Möglicherweise haben die Schwierigkeiten, die Pakistan mit seinen Gläubigern in Ost und West hat, aber auch ein Gutes: Bislang war das Land, das dringend einen Ausbau seiner Energieversorgung braucht, ein negatives Beispiel dafür, dass China sich zuhause als Klimaschützer geriert, gleichzeitig aber massiv den Ausbau von Kohlekraft in anderen Ländern fördert. Vor zwei Jahren wurde geschätzt, dass Chinas Banken 36 Milliarden US-Dollar für Kohle-Vorhaben mit einer Kapazität von 102 GW in 23 Ländern bereitstellen, darunter Bangladesch mit sieben GW in Bangladesch und Pakistan mit über acht GW. Umweltschützer und Ökonomen warnen, dass die Länder sich dadurch langfristig hohe CO2-Emissionen und wirtschaftliche Verluste einhandeln, während erneuerbare Energien wegen sinkender Kosten längst konkurrenzfähig sind.

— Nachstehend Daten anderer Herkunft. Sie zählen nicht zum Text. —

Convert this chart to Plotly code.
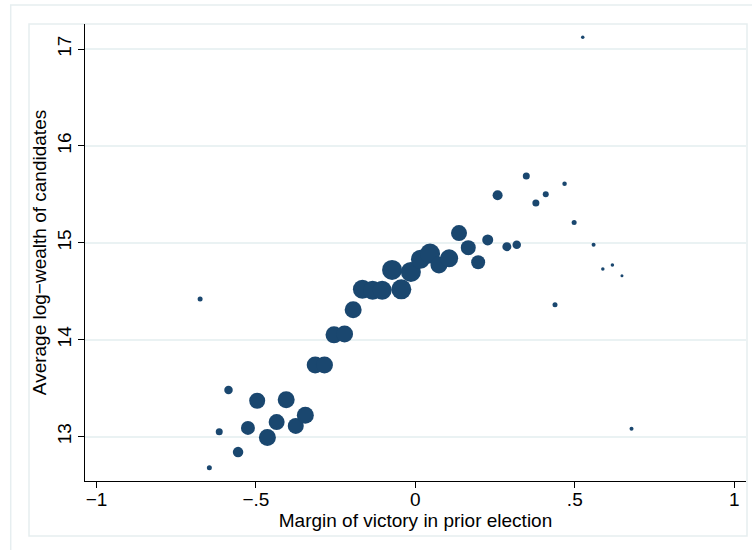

Hoffnung bei den Klimaschützern weltweit weckte daher die Ankündigung eines Moratoriums auf den Ausbau von Kohlekraftwerken durch Premierminister Imran Khan im Dezember vergangenen Jahres. Einige Vorhaben wurden nach Angaben von The Third Pole tatsächlich auf Eis gelegt, darunter drei Kohlekraftwerke mitå zusammen vier GW. Eine Energiewende zeichnet sich allerdings noch nicht ab: Bislang sind nur einige kleinere Windkraftanlagen fertiggestellt oder geplant, die Solarenergie-Anlage Zonergy, die mit 1.000 MW der größte Solarpark der Welt werden sollte, brachte es mit Ach und Krach auf 300 MW. Das ökologische Mäntelchen sind mehrere Wasserkraftwerke mit zusammen sieben GW, darunter der Großstaudamm Diamer-Bhasha in der zwischen Pakistan und Indien umkämpften Kaschmir-Region.

Wishful thinking?

Angesichts des ‚Schwarzen Lochs’, in dem viele Informationen über Belt&Road verschwinden, bleibt natürlich auch in diesem Fall vieles spekulativ: Versucht Pakistan nur, bessere Konditionen heraushandeln, wie es auch anderen BRI-Länder schon gelungen ist, oder besteht ein grundlegender Konflikt über die Fortführung von CPEC, etwa zwischen dem Militär und der zivilen Regierung? Setzt Peking möglicherweise verstärkt als Plan B auf den Iran,  wo es angeblich dreistellige Milliardensummen investieren will? Oder haben die Experten, die Nikkei Asia zitiert, Recht, die trotz aller Probleme und Hindernisse überzeugt sind, dass Peking aus Prestigegründen und geopolitischem Ehrgeiz „wants to make CPEC work at all costs“. Und wo fängt bei der indischen Regierung  in New Delhi und bei westlichen Medien das Wunschdenken an, dass sich Pakistan mit seinem brüderlichen Partner überwerfen könnte, dass CPEC scheitert und Pekings Ambitionen zurecht gestutzt würden, dass die hegemonialen Konflikte sich auf diese Weise lösen und sich zeigt, dass Belt&Road ein Scheinriese ist, der nur aus der Ferne mächtig und groß aussieht?